Three colleagues and I are putting the final touches on an NSF grant, due Tuesday, and one of today’s tasks is to produce the 2-page version of our CVs. The format of the two pager is laid out in the Grant Proposal Guide, and is longer in words than most of these “biographical sketches” will be. It starts with a long list of things to NOT list and then goes on to enumerate what MUST be included. The NOT list are things that are “irrelevant to the merits of the proposal.” Of course, if you ask me, the very first thing on the MUST list is irrelevant as well: Undergraduate Institution, Major, Degree, and Year. Yeah, let’s give the grant to Dan Myers because he majored in Political Science in undergraduate instead of Omar Lizardo, who only majored in Psychology.
The biggest mystery, of course, is the section on “Synergistic Activities.” There is a description, but it’s pretty clear that most applicants have no idea what NSF really wants there and there is absolutely no in-practice agreement about what to put. What I saw in the last round was absolutely all-over-the place.
The 2-page CV exercise is a fun task, it really is, but I wonder how much these bios are taken into account in the decision-making process.
Oh wait! I know who I can ask! Me!
Q: So, how much discussion was there of applicants’ CVs at the NSF panel meeting?
BM: None whatsoever.
Q: Really? Not even about synergistic activities?

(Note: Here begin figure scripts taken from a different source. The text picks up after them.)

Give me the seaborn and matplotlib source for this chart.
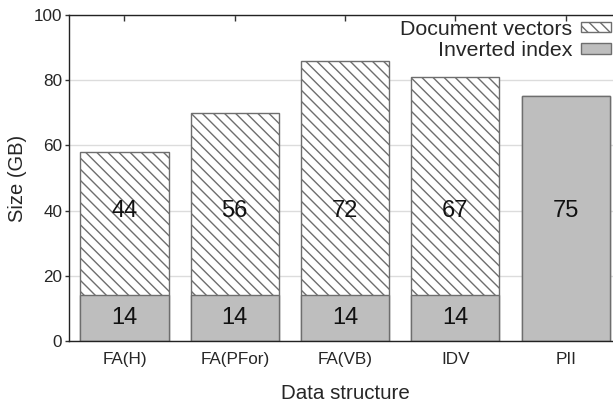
import matplotlib
matplotlib.use("Agg")
import matplotlib.pyplot as plt
import seaborn as sns
from matplotlib.patches import Patch

structures = ["FA(H)", "FA(PFor)", "FA(VB)", "IDV", "PII"]
inverted_index = [14, 14, 14, 14, 75]
doc_vectors = [44, 56, 72, 67, 0]

sns.set_style("ticks")
plt.rcParams["font.family"] = ["Liberation Sans", "DejaVu Sans"]

totals = [a + b for a, b in zip(inverted_index, doc_vectors)]

fig = plt.figure(figsize=(6.13, 4.04), dpi=100)
ax = fig.add_axes([69.3 / 613, 63 / 404, 551.5 / 613, 326 / 404])

edge = "#6e6e6e"
gray = "#bebebe"

# hatched document-vector part (full height), then the inverted index on top
sns.barplot(x=structures, y=totals, color="white", saturation=1, width=0.8,
            edgecolor=edge, linewidth=1.0, hatch="\\\\\\", ax=ax)
sns.barplot(x=structures, y=inverted_index, color=gray, saturation=1, width=0.8,
            edgecolor=edge, linewidth=1.0, ax=ax)

# labels: upper ones all sit at y=40, lower ones in the middle of the gray part
label_y = 40
for i, (inv, doc) in enumerate(zip(inverted_index, doc_vectors)):
    y_inv = inv / 2 if doc > 0 else label_y
    ax.text(i, y_inv, str(inv), ha="center", va="center", fontsize=17, color="#111111")
    if doc > 0:
        ax.text(i, label_y, str(doc), ha="center", va="center", fontsize=17, color="#111111")

ax.set_ylim(0, 100)
ax.set_xlim(-0.5, 4.5)
ax.set_yticks([0, 20, 40, 60, 80, 100])
ax.yaxis.grid(True, color="#dcdcdc", linewidth=1.0)
ax.set_axisbelow(True)

ax.set_ylabel("Size (GB)", fontsize=14.5, labelpad=5)
ax.set_xlabel("Data structure", fontsize=14.8, labelpad=12)
ax.tick_params(axis="y", labelsize=12.3, length=3, width=1, direction="out",
               color="#333333", pad=2)
ax.xaxis.set_ticks_position("both")
ax.tick_params(axis="x", labelsize=12.3, direction="in", length=4, width=1,
               color="#333333", pad=8)
for t in ax.xaxis.get_major_ticks():
    t.tick1line.set_visible(False)

for side in ["left", "top", "bottom", "right"]:
    ax.spines[side].set_visible(True)
    ax.spines[side].set_color("#222222")
    ax.spines[side].set_linewidth(1.0)

handles = [Patch(facecolor="white", edgecolor=edge, hatch="\\\\\\", label="Document vectors"),
           Patch(facecolor=gray, edgecolor=edge, label="Inverted index")]
fig.legend(handles=handles, loc="upper right", bbox_to_anchor=(611 / 613, (404 - 20) / 404),
           frameon=False, markerfirst=False, fontsize=15.4, handlelength=1.4,
           handleheight=0.35, handletextpad=0.4, labelspacing=0.1,
           borderpad=0, borderaxespad=0)

fig.savefig("out.png", dpi=100)
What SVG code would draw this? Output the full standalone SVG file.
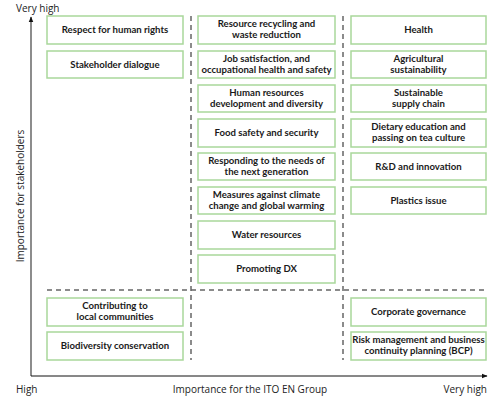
<svg xmlns="http://www.w3.org/2000/svg" width="488" height="399" viewBox="0 0 488 399">
<defs>
<style>
.box{fill:#fff;stroke:#a9d79b;stroke-width:1.5}
.t{font-family:Lato,"Open Sans",sans-serif;font-weight:bold;font-size:9.6px;fill:#1a1a1a;text-anchor:middle}
.ax{font-family:"Open Sans","Noto Sans",sans-serif;font-size:10px;fill:#222}
.dash{stroke:#666;stroke-width:1.5;stroke-dasharray:5,4;fill:none}
</style>
<marker id="ah" viewBox="0 0 10 10" refX="9" refY="5" markerWidth="6" markerHeight="6" orient="auto" markerUnits="userSpaceOnUse">
<path d="M0,1 L10,5 L0,9 z" fill="#111"/>
</marker>
</defs>
<rect width="488" height="399" fill="#fff"/>
<g id="connectors">
<line x1="31" y1="376" x2="31" y2="17" stroke="#707070" stroke-width="1.6" marker-end="url(#ah)"/>
<line x1="31" y1="376" x2="487" y2="376" stroke="#111" stroke-width="1" marker-end="url(#ah)"/>
<line class="dash" x1="191" y1="16" x2="191" y2="360"/>
<line class="dash" x1="343" y1="16" x2="343" y2="360"/>
<line class="dash" x1="47" y1="290" x2="487" y2="290"/>
</g>
<g id="axis-labels">
<text class="ax" x="16" y="12">Very high</text>
<text class="ax" x="16" y="393">High</text>
<text class="ax" x="250" y="393" text-anchor="middle">Importance for the ITO EN Group</text>
<text class="ax" x="487" y="393" text-anchor="end">Very high</text>
<text class="ax" transform="translate(24,196) rotate(-90)" text-anchor="middle">Importance for stakeholders</text>
</g>
<g id="n-human-rights"><rect class="box" x="47" y="16" width="136" height="28"/><text class="t" x="115" y="33.3">Respect for human rights</text></g>
<g id="n-dialogue"><rect class="box" x="47" y="51" width="136" height="27"/><text class="t" x="115" y="67.8">Stakeholder dialogue</text></g>
<g id="n-local"><rect class="box" x="47" y="298" width="136" height="28"/><text class="t" x="115" y="309">Contributing to</text><text class="t" x="115" y="320.4">local communities</text></g>
<g id="n-biodiversity"><rect class="box" x="47" y="332" width="136" height="28"/><text class="t" x="115" y="349.3">Biodiversity conservation</text></g>

<g id="n-recycling"><rect class="box" x="198" y="16" width="137" height="28"/><text class="t" x="266.5" y="27">Resource recycling and</text><text class="t" x="266.5" y="38.4">waste reduction</text></g>
<g id="n-job"><rect class="box" x="198" y="51" width="137" height="27"/><text class="t" x="266.5" y="61.5">Job satisfaction, and</text><text class="t" x="266.5" y="72.9">occupational health and safety</text></g>
<g id="n-hr"><rect class="box" x="198" y="85" width="137" height="27"/><text class="t" x="266.5" y="95.5">Human resources</text><text class="t" x="266.5" y="106.9">development and diversity</text></g>
<g id="n-food"><rect class="box" x="198" y="119" width="137" height="28"/><text class="t" x="266.5" y="136.3">Food safety and security</text></g>
<g id="n-next"><rect class="box" x="198" y="153" width="137" height="27"/><text class="t" x="266.5" y="163.5">Responding to the needs of</text><text class="t" x="266.5" y="174.9">the next generation</text></g>
<g id="n-climate"><rect class="box" x="198" y="187" width="137" height="27"/><text class="t" x="266.5" y="197.5">Measures against climate</text><text class="t" x="266.5" y="208.9">change and global warming</text></g>
<g id="n-water"><rect class="box" x="198" y="221" width="137" height="28"/><text class="t" x="266.5" y="238.3">Water resources</text></g>
<g id="n-dx"><rect class="box" x="198" y="255" width="137" height="28"/><text class="t" x="266.5" y="272.3">Promoting DX</text></g>

<g id="n-health"><rect class="box" x="351" y="16" width="135" height="28"/><text class="t" x="418.5" y="33.3">Health</text></g>
<g id="n-agri"><rect class="box" x="351" y="51" width="135" height="27"/><text class="t" x="418.5" y="61.5">Agricultural</text><text class="t" x="418.5" y="72.9">sustainability</text></g>
<g id="n-supply"><rect class="box" x="351" y="85" width="135" height="27"/><text class="t" x="418.5" y="95.5">Sustainable</text><text class="t" x="418.5" y="106.9">supply chain</text></g>
<g id="n-dietary"><rect class="box" x="351" y="119" width="135" height="28"/><text class="t" x="418.5" y="130">Dietary education and</text><text class="t" x="418.5" y="141.4">passing on tea culture</text></g>
<g id="n-rd"><rect class="box" x="351" y="153" width="135" height="27"/><text class="t" x="418.5" y="169.8">R&amp;D and innovation</text></g>
<g id="n-plastics"><rect class="box" x="351" y="187" width="135" height="27"/><text class="t" x="418.5" y="203.8">Plastics issue</text></g>
<g id="n-governance"><rect class="box" x="351" y="298" width="135" height="28"/><text class="t" x="418.5" y="315.3">Corporate governance</text></g>
<g id="n-bcp"><rect class="box" x="351" y="332" width="135" height="28"/><text class="t" x="418.5" y="343">Risk management and business</text><text class="t" x="418.5" y="354.4">continuity planning (BCP)</text></g>
</svg>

Q: Well, did you get the impression that panelist had incorporated information from the CVs when writing reviews or making their judgments?
BM: Not at all.
Q: Well, surely it was apparent that the panelists had read all the CVs.
Q: Some of the CVs?
Q: Any of the CVs?
BM: No! Get off it already!
Q: But YOU read the CVs, right?
BM: No comment! This interview is over! (Rips off the mike and storms out of the room).